Recurring motifs can form the narrative of our lives, insightful.
I was looking through my old blog posts the other day, and I found the one about a board game my then 10 year old daughter and I invented. It is kind of like snakes and ladders/chutes and ladders but without the snakes or chutes. In this game you go on an adventure through life, picking cards at each decade to determine what kind of person you will be for the next 10 years, on the next 10 squares of the game.
On the plus side, everyone lives past 70, and you still get points to choose the legacies you’ll leave at the end, no matter what kind of life you lead or “choices” you make. Some legacies are impressive: funding a cure for cancer (or maybe Covid-19), while others are less down home, a dog-eared recipe book which your family treasures – both are precious and impressive for different reasons.

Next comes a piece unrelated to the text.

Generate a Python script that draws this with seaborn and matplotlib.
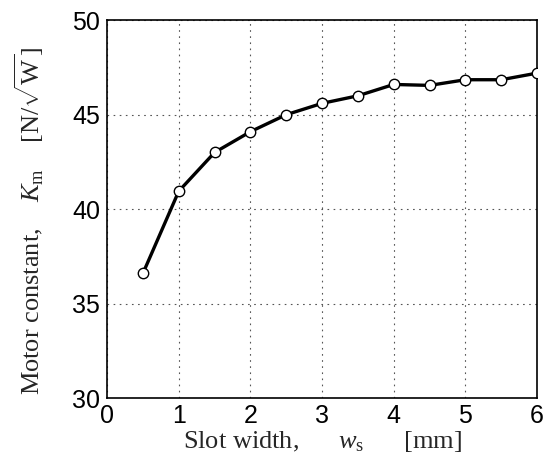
import matplotlib
matplotlib.use("Agg")
import matplotlib.pyplot as plt
import seaborn as sns
import pandas as pd

slot_width = [0.5, 1.0, 1.5, 2.0, 2.5, 3.0, 3.5, 4.0, 4.5, 5.0, 5.5, 6.0]
motor_constant = [36.6, 40.95, 43.0, 44.1, 45.0, 45.6, 46.0, 46.6, 46.55, 46.85, 46.85, 47.2]
x_ticks = [0, 1, 2, 3, 4, 5, 6]
y_ticks = [30, 35, 40, 45, 50]

sns.set_style("white")
plt.rcParams["font.family"] = ["Liberation Serif", "DejaVu Serif"]
plt.rcParams["mathtext.fontset"] = "custom"
plt.rcParams["mathtext.rm"] = "Liberation Serif"
plt.rcParams["mathtext.it"] = "Liberation Serif:italic"
plt.rcParams["mathtext.bf"] = "Liberation Serif:bold"

df = pd.DataFrame({"w": slot_width, "K": motor_constant})

fig = plt.figure(figsize=(5.52, 4.70), dpi=100)
ax = fig.add_axes([0.194, 0.153, 0.779, 0.804])

sns.lineplot(data=df, x="w", y="K", ax=ax, color="black", linewidth=2.4,
             marker="o", markersize=7.5, markerfacecolor="white",
             markeredgecolor="black", markeredgewidth=1.0, zorder=3)

ax.set_xlim(0, 6)
ax.set_ylim(30, 50)
ax.set_xticks(x_ticks)
ax.set_yticks(y_ticks)
ax.set_xticklabels([str(t) for t in x_ticks], family="Liberation Sans", fontsize=18)
ax.set_yticklabels([str(t) for t in y_ticks], family="Liberation Sans", fontsize=18)
ax.tick_params(axis="both", direction="in", length=5, width=1, colors="black")
ax.tick_params(axis="x", pad=4)
ax.tick_params(axis="y", pad=5)

ax.grid(True, color="#555555", linestyle=(0, (1.5, 4)), linewidth=0.8)
for s in ax.spines.values():
    s.set_color("black")
    s.set_linewidth(1.2)

ax.set_xlabel(r"Slot width,      $w_{\mathrm{s}}$      [mm]", fontsize=19, labelpad=1)
ax.set_ylabel(r"Motor constant,    $K_{\mathrm{m}}$    [N/$\sqrt{\mathrm{W}}$]", fontsize=19)
ax.yaxis.set_label_coords(-0.143, 0.468)

fig.savefig("out.png", dpi=100)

On the downside, just because you may have had a promising or comfortable start in life, the luck of the draw (ie which cards you draw each new decade) means that things may not continue that way. Things may go from bad to worse in the next decade of your life, or they may go fantastically better.
Sadly, each participant does not have a choice at the things fate throws their way. But they still get to choose the legacy they leave, and it is something we can all do in reality by the life we live. Legacy is like an inheritance of richness but which has nothing to do with money. So that’s the idea behind my board game, Legacy.
I guess the logo I drew, a bird carrying a daisy in its beak, (rather than the traditional dove with the olive branch representing the offer of peace) symbolised the offer of beauty to the world, or even beauty as a precursor to peace, the legacy I would like to humbly offer to my loved ones, or anyone else who wants it.
Back in the day one of my commissioned big artworks, I usually painted on canvases at least 4’x6′ or bigger, started me on a curious path. I remember doing this commission for a friend of a friend in the late 80s, for a conference in Sydney, Australia for the Women’s International League for Peace and Freedom. Their logo was a white dove and they needed something big to go behind their podium with those words. I interspersed the white doves flying everywhere, the background was purple I think and we were all very pleased with the results. I wish I could find an image of it. I probably have a wrinkled photo somewhere, but so began my love of winged creatures and all they represent.
After the Legacy game, (early 2000s), I started making mosaics for my garden. I made a three piece mosaic of a white dove over our little townhouse-with-the-chamomile-lawn which I had in my townhouse’s courtyard garden, (now gracing the path to a much larger vegetable garden at my new house). At the turn of the decade, still adoring making mosaics, I made a large mosaic of a blue bird, the bluebird of happiness, with a daisy in its beak, which I carried in my hand luggage on a plane and took all the way over to Australia for my friend’s garden, the first time I’d seen her since her much loved 11 year old daughter’s murder (at the hand of my friend’s ex-husband, the father of her beautiful, sweet daughter.)
This bird with the flower in its beak has come to mean so much to me.
The Legacy dove became a manila paper cut out which I used everywhere in digital collages. The shape of the bird could just be a manila silhouette, or it could have the penciled outline of a bird shakily drawn on. This featured prominently on the front page of my Urgent Artwork business site.
Then it became part of a fabric and wallpaper collection of Legacy paper cutouts, my favourite part of the collection was the simple pencil outline of the bird drawn every which way (top right in image above). The sample I received of that design was a silky faile fabric, how divine it would look made up into a blouse, or a wrap top for next summer.
Next, I was doing a design with an affirming intention for an upholstery fabric. I wanted it to be full of positive meanings and intent. The design is called I Wish, or I wish you love, happiness and beauty. I did a variation, I wish you love, peace and beauty. See the I wish collection for fabric and wall paper, and for other household items. It features both the dove and the bluebird of happiness but for different colourways.
The Steal Like an Artist idea is a fantastic suggestion for beginner artists especially, to steal ideas or allow yourself to be influenced by other artists that spark inspiration, but actually we can always be looking back at what we have done in the past and steal those ideas for future work if they still serve us. Things evolve and change (and sometimes they don’t). Recurring motifs make art interesting and meaningful, especially when they can be traced back somewhere to moments in our lives. Along the way, artists looking backwards will realise that not everyone gets their art, but some do. If an artist or their loved ones did, sometimes that is satisfying enough.